Nikos: Genau, es ist wichtig, dass man ein bisschen mehr weiß als die anderen. Die aktuelle Politik ist sozusagen Standardwissen aber um „Best Delegate“ zu werden, muss man auch die Geschichte des Staates kennen. Man muss wissen, ob es irgendwelche Konflikte in der Vergangenheit gab, die aktuell noch einen großen Einfluss haben. Ich habe z.B. die Geschichte des Osmanischen Reichs gelernt.
Was ist euer Fazit?
Nikos: Für mich lohnt sich MUN einerseits deshalb, weil man viel über Geografie und Politik lernt und die eigenen Englischkenntnisse verbessert. Von allen MUN-Konferenzen habe ich aber vor allem mitgenommen, dass man immer etwas verändern kann, wenn man es will. Dass Geschichte eben nicht nur gelesen, sondern auch geschrieben wird. Und es sind auch die sozialen Aspekte, die MUN so besonders machen. Es ist nicht so eine „Streber-Konferenz“, bei der man nur über komplexe Themen auf Englisch diskutiert. Wir hatten jeden Abend Social-Events, direkt nach der Konferenz, z.B. einen Gala-Abend, oder man geht mal gemeinsam mit den anderen Teilnehmern in eine Bar. Man lernt so viele Leute von überall auf der Welt kennen und findet neue Freunde.

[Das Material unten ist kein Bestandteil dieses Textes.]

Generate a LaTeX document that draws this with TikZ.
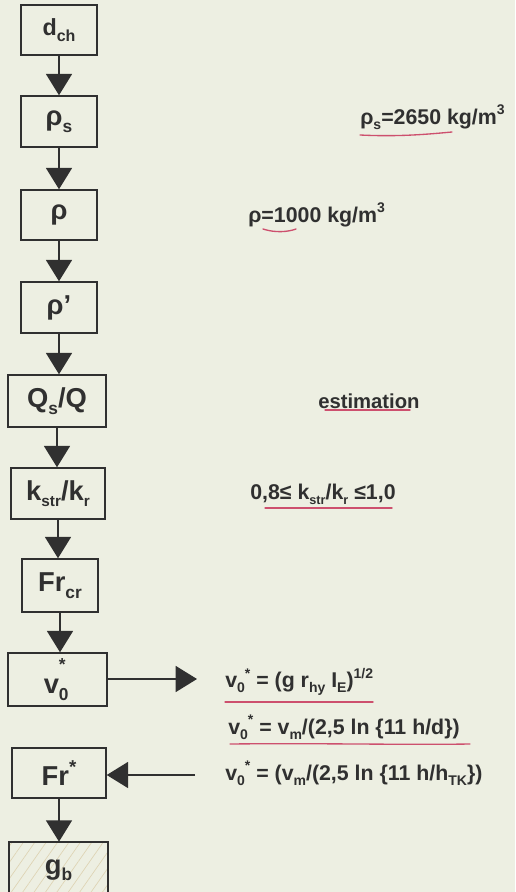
\documentclass[tikz,border=0pt]{standalone}
\usepackage{fontspec}
\setmainfont{Liberation Sans}
\usetikzlibrary{arrows.meta,patterns.meta}
\definecolor{paper}{RGB}{237,239,226}
\definecolor{ink}{RGB}{48,48,48}
\definecolor{redpen}{RGB}{205,80,110}
\definecolor{hatchc}{RGB}{222,212,180}
\newcommand\lo[2][10.5]{\raisebox{-0.45ex}{\fontsize{#1}{#1}\selectfont #2}}
\newcommand\hi[2][10.5]{\raisebox{0.85ex}{\fontsize{#1}{#1}\selectfont #2}}
\begin{document}
\begin{tikzpicture}[x=0.75pt,y=-0.75pt,
  box/.style={draw=ink,line width=1.1pt,inner sep=0pt,text=ink,font=\fontsize{20.5}{22}\selectfont\bfseries},
  arr/.style={draw=ink,line width=1.1pt,-{Triangle[width=19.5pt,length=16pt]}},
  txt/.style={anchor=west,inner sep=0pt,text=ink,font=\fontsize{16}{18}\selectfont\bfseries},
  pen/.style={draw=redpen,line width=1pt,line cap=round}]
\fill[paper] (0,0) rectangle (515,892);
\useasboundingbox (0,0) rectangle (515,892);
% boxes
\node[box,minimum width=57pt,minimum height=37.5pt,font=\fontsize{17.5}{18}\selectfont\bfseries] (dch) at (59,30) {d\lo[12]{ch}};
\node[box,minimum width=57pt,minimum height=38.25pt] (rhos) at (59,121.5) {ρ\lo[13]{s}};
\node[box,minimum width=57pt,minimum height=37.5pt] (rho) at (59,215) {ρ};
\node[box,minimum width=57pt,minimum height=38.25pt] (rhop) at (59,307.5) {ρ'};
\node[box,minimum width=73.5pt,minimum height=39pt] (qsq) at (57,401) {Q\lo[13]{s}/Q};
\node[box,minimum width=70.5pt,minimum height=38.25pt] (kk) at (58,493.5) {k\lo[11.5]{str}/k\lo[11.5]{r}};
\node[box,minimum width=57pt,minimum height=39.75pt] (frcr) at (60,585.5) {Fr\lo[13]{cr}};
\node[box,minimum width=74.25pt,minimum height=39.75pt] (vo) at (57.5,679.5) {v\rlap{\lo[13]{0}}\raisebox{1.6ex}{\fontsize{13}{12}\selectfont *}\kern0.2em};
\node[box,minimum width=70.5pt,minimum height=37.5pt] (frs) at (59,773) {Fr\hi[14]{*}};
\node[box,minimum width=74.25pt,minimum height=42pt,pattern={Lines[angle=55,distance=7pt,line width=0.5pt]},pattern color=hatchc] (gb) at (58.5,870) {g\lo[13]{b}};
% vertical connectors
\foreach \a/\b in {dch/rhos,rhos/rho,rho/rhop,rhop/qsq,qsq/kk,kk/frcr,frcr/vo,frs/gb}
  \draw[arr] (\a.south) -- (\a.south |- \b.north);
% horizontal connectors
\coordinate (c1) at (197,679);
\coordinate (c2) at (195,775);
\draw[arr] (vo.east |- c1) -- (c1);
\draw[arr] (c2) -- (c2 -| frs.east);
% texts
\node[txt] (t1) at (360,117) {ρ\lo{s}=2650 kg/m\hi{3}};
\node[txt] (t2) at (248,215) {ρ=1000 kg/m\hi{3}};
\node[txt,font=\fontsize{15.2}{18}\selectfont\bfseries] (t3) at (318,401) {estimation};
\node[txt] (t4) at (250,494) {0,8≤ k\lo[9.5]{str}/k\lo[9.5]{r} ≤1,0};
\node[txt] (t5) at (225,682) {v\lo{0}\hi{*} = (g r\lo{hy} I\lo{E})\hi{1/2}};
\node[txt] (t6) at (228,727) {v\lo{0}\hi{*} = v\lo{m}/(2,5 ln \{11 h/d\})};
\node[txt] (t7) at (225,773) {v\lo{0}\hi{*} = (v\lo{m}/(2,5 ln \{11 h/h\lo{TK}\})};
% red pen underlines
\draw[pen] (360,135) .. controls (400,137) and (430,134) .. (452,132);
\draw[pen] (263,229) .. controls (275,233) and (288,232) .. (296,229);
\draw[pen] (325,410) -- (410,410);
\draw[pen] (265,508) -- (392,508);
\draw[pen] (225,702) -- (373,702);
\draw[pen] (230,744) .. controls (320,743) and (400,745) .. (470,744);
\end{tikzpicture}
\end{document}
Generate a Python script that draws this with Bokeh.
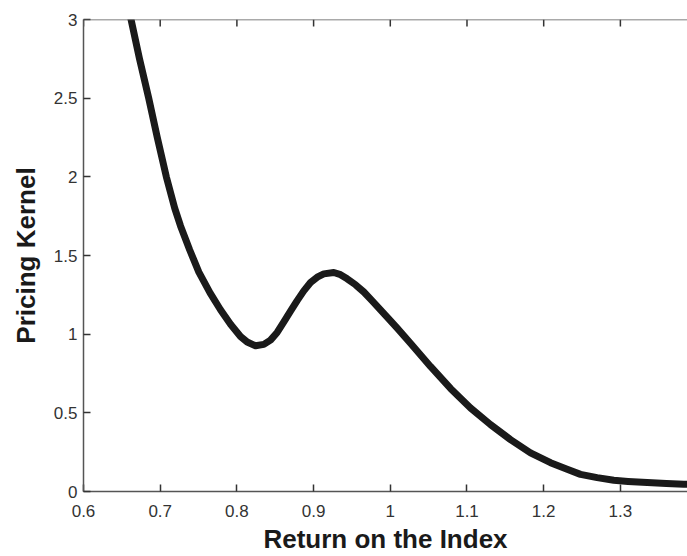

Steven: Mein Fazit ist, dass sich MUN immer wieder lohnt. Was ich mitgenommen habe, ist vor allem die Fähigkeit, vor einem großen Publikum zu reden. Bei meiner ersten Konferenz hatte ich ein Publikum von über 200 Menschen. Es ist ein Wahnsinns-Gefühl, vor so vielen Leuten zu reden. Für die eigenen Englischkenntnisse bringt die Teilnahme an MUN natürlich sehr viel. Und auch auf sozialer Ebene lernt man vieles, z.B. wie man andere Personen überzeugt, um die Ziele des Landes durchzusetzen. Und MUN macht einfach Spaß, auch wenn es viel Arbeit ist. Letztendlich ist es ein Wahnsinnserlebnis, finde ich.